### Required task
Write out the data again exactly, skipping every picture.

### Given information
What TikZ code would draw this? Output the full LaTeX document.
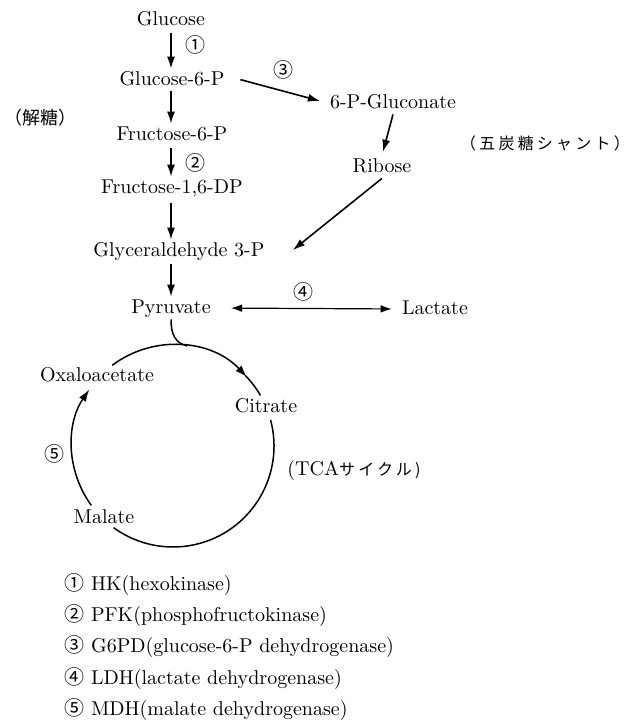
\documentclass[tikz,border=0pt]{standalone}
\usepackage{fontspec}
\newfontfamily\jp{Noto Sans CJK JP}
\newfontfamily\jpw[LetterSpace=20]{Noto Sans CJK JP}
\usetikzlibrary{arrows.meta,calc}
\newcommand\cnum[1]{{\jp\fontsize{10}{10}\selectfont #1}}
\tikzset{
  lbl/.style={inner sep=1pt, font=\fontsize{10}{12}\selectfont, text height=7pt, text depth=2pt},
  enz/.style={inner sep=0pt},
  jpnote/.style={inner sep=0pt, font=\fontsize{8}{10}\selectfont},
  legend/.style={inner sep=0pt, anchor=west, font=\fontsize{10}{12}\selectfont},
  arr/.style={-{Latex[length=6pt,width=4pt]}, line width=0.8pt},
  darr/.style={{Latex[length=5.5pt,width=3.8pt]}-{Latex[length=5.5pt,width=3.8pt]}, line width=0.6pt},
  cyc/.style={line width=0.75pt},
  cycarr/.style={line width=0.75pt, -{Latex[length=6pt,width=4pt]}}
}
\begin{document}
\begin{tikzpicture}[x=0.5pt,y=0.5pt]
\useasboundingbox (0,0) rectangle (630,720);
% glycolysis
\node[lbl] (glc) at (171,700) {Glucose};
\node[lbl] (g6p) at (172,640) {Glucose-6-P};
\node[lbl] (f6p) at (172,585) {Fructose-6-P};
\node[lbl] (fdp) at (172,532) {Fructose-1,6-DP};
\node[lbl] (gap) at (179,469) {Glyceraldehyde 3-P};
\node[lbl] (pyr) at (171,412) {Pyruvate};
\node[lbl] (lac) at (435,411) {Lactate};
% pentose shunt
\node[lbl] (gluc) at (393,617) {6-P-Gluconate};
\node[lbl] (rib) at (382,553) {Ribose};
% notes
\node[jpnote, font=\fontsize{9}{10}\selectfont] (glyco) at (40,602) {\jp （解糖）};
\node[jpnote] (ppp) at (545,577) {\jpw （五炭糖シャント）};
% enzymes
\node[enz] (e1) at (195,675) {\cnum{①}};
\node[enz] (e2) at (195,557) {\cnum{②}};
\node[enz] (e3) at (283,650) {\cnum{③}};
\node[enz] (e4) at (303,428) {\cnum{④}};
\node[enz] (e5) at (55,266) {\cnum{⑤}};
% arrows
\draw[arr, shorten <=1pt] (glc.south -| pyr.north) -- (g6p.north -| pyr.north);
\draw[arr] (g6p.south -| pyr.north) -- (f6p.north -| pyr.north);
\draw[arr, shorten <=1pt] (f6p.south -| pyr.north) -- (fdp.north -| pyr.north);
\draw[arr, shorten <=2pt] (fdp.south -| pyr.north) -- (gap.north -| pyr.north);
\draw[arr, shorten <=1pt] (gap.south -| pyr.north) -- (pyr.north);
\draw[arr, shorten <=7pt, shorten >=4pt] ($(g6p.east)+(0,4)$) -- (gluc.west);
\draw[arr, shorten >=2pt] (gluc.south) -- (rib.north);
\coordinate (ribend) at ($(gap.east)+(26,1)$);
\draw[arr] (rib.south) -- (ribend);
\draw[darr, shorten <=9pt, shorten >=4pt] (pyr.east) -- (lac.west);
% TCA cycle
\coordinate (C) at (173,274);
\node[lbl] (oaa) at (97,343) {Oxaloacetate};
\node[lbl] (cit) at (266,312) {Citrate};
\node[lbl] (mal) at (104,202) {Malate};
\node[inner sep=0pt] (tca) at (354,249) {\fontsize{10}{12}\selectfont (TCA\jpw\fontsize{8}{10}\selectfont サイクル)};
\draw[cyc] (pyr.south) .. controls (171,386) and (175,377) .. ($(C)+(82:101)$);
\draw[cycarr] ($(C)+(127:101)$) arc[start angle=127, end angle=43, radius=101];
\draw[cyc] ($(C)+(44:101)$) arc[start angle=44, end angle=30, radius=101];
\draw[cyc] ($(C)+(15:101)$) arc[start angle=15, end angle=-126, radius=101];
\draw[cycarr] ($(C)+(216:101)$) arc[start angle=216, end angle=146, radius=101];
% legend
\node[legend] (l1) at (64,135) {\cnum{①} HK(hexokinase)};
\node[legend] (l2) at (64,104) {\cnum{②} PFK(phosphofructokinase)};
\node[legend] (l3) at (64,73) {\cnum{③} G6PD(glucose-6-P dehydrogenase)};
\node[legend] (l4) at (64,41) {\cnum{④} LDH(lactate dehydrogenase)};
\node[legend] (l5) at (64,10) {\cnum{⑤} MDH(malate dehydrogenase)};
\end{tikzpicture}
\end{document}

### Correct answer
What TikZ code would draw this? Output the full LaTeX document.
\documentclass[tikz,border=0pt]{standalone}
\usepackage{fontspec}
\newfontfamily\jp{Noto Sans CJK JP}
\newfontfamily\jpw[LetterSpace=20]{Noto Sans CJK JP}
\usetikzlibrary{arrows.meta,calc}
\newcommand\cnum[1]{{\jp\fontsize{10}{10}\selectfont #1}}
\tikzset{
  lbl/.style={inner sep=1pt, font=\fontsize{10}{12}\selectfont, text height=7pt, text depth=2pt},
  enz/.style={inner sep=0pt},
  jpnote/.style={inner sep=0pt, font=\fontsize{8}{10}\selectfont},
  legend/.style={inner sep=0pt, anchor=west, font=\fontsize{10}{12}\selectfont},
  arr/.style={-{Latex[length=6pt,width=4pt]}, line width=0.8pt},
  darr/.style={{Latex[length=5.5pt,width=3.8pt]}-{Latex[length=5.5pt,width=3.8pt]}, line width=0.6pt},
  cyc/.style={line width=0.75pt},
  cycarr/.style={line width=0.75pt, -{Latex[length=6pt,width=4pt]}}
}
\begin{document}
\begin{tikzpicture}[x=0.5pt,y=0.5pt]
\useasboundingbox (0,0) rectangle (630,720);
% glycolysis
\node[lbl] (glc) at (171,700) {Glucose};
\node[lbl] (g6p) at (172,640) {Glucose-6-P};
\node[lbl] (f6p) at (172,585) {Fructose-6-P};
\node[lbl] (fdp) at (172,532) {Fructose-1,6-DP};
\node[lbl] (gap) at (179,469) {Glyceraldehyde 3-P};
\node[lbl] (pyr) at (171,412) {Pyruvate};
\node[lbl] (lac) at (435,411) {Lactate};
% pentose shunt
\node[lbl] (gluc) at (393,617) {6-P-Gluconate};
\node[lbl] (rib) at (382,553) {Ribose};
% notes
\node[jpnote, font=\fontsize{9}{10}\selectfont] (glyco) at (40,602) {\jp （解糖）};
\node[jpnote] (ppp) at (545,577) {\jpw （五炭糖シャント）};
% enzymes
\node[enz] (e1) at (195,675) {\cnum{①}};
\node[enz] (e2) at (195,557) {\cnum{②}};
\node[enz] (e3) at (283,650) {\cnum{③}};
\node[enz] (e4) at (303,428) {\cnum{④}};
\node[enz] (e5) at (55,266) {\cnum{⑤}};
% arrows
\draw[arr, shorten <=1pt] (glc.south -| pyr.north) -- (g6p.north -| pyr.north);
\draw[arr] (g6p.south -| pyr.north) -- (f6p.north -| pyr.north);
\draw[arr, shorten <=1pt] (f6p.south -| pyr.north) -- (fdp.north -| pyr.north);
\draw[arr, shorten <=2pt] (fdp.south -| pyr.north) -- (gap.north -| pyr.north);
\draw[arr, shorten <=1pt] (gap.south -| pyr.north) -- (pyr.north);
\draw[arr, shorten <=7pt, shorten >=4pt] ($(g6p.east)+(0,4)$) -- (gluc.west);
\draw[arr, shorten >=2pt] (gluc.south) -- (rib.north);
\coordinate (ribend) at ($(gap.east)+(26,1)$);
\draw[arr] (rib.south) -- (ribend);
\draw[darr, shorten <=9pt, shorten >=4pt] (pyr.east) -- (lac.west);
% TCA cycle
\coordinate (C) at (173,274);
\node[lbl] (oaa) at (97,343) {Oxaloacetate};
\node[lbl] (cit) at (266,312) {Citrate};
\node[lbl] (mal) at (104,202) {Malate};
\node[inner sep=0pt] (tca) at (354,249) {\fontsize{10}{12}\selectfont (TCA\jpw\fontsize{8}{10}\selectfont サイクル)};
\draw[cyc] (pyr.south) .. controls (171,386) and (175,377) .. ($(C)+(82:101)$);
\draw[cycarr] ($(C)+(127:101)$) arc[start angle=127, end angle=43, radius=101];
\draw[cyc] ($(C)+(44:101)$) arc[start angle=44, end angle=30, radius=101];
\draw[cyc] ($(C)+(15:101)$) arc[start angle=15, end angle=-126, radius=101];
\draw[cycarr] ($(C)+(216:101)$) arc[start angle=216, end angle=146, radius=101];
% legend
\node[legend] (l1) at (64,135) {\cnum{①} HK(hexokinase)};
\node[legend] (l2) at (64,104) {\cnum{②} PFK(phosphofructokinase)};
\node[legend] (l3) at (64,73) {\cnum{③} G6PD(glucose-6-P dehydrogenase)};
\node[legend] (l4) at (64,41) {\cnum{④} LDH(lactate dehydrogenase)};
\node[legend] (l5) at (64,10) {\cnum{⑤} MDH(malate dehydrogenase)};
\end{tikzpicture}
\end{document}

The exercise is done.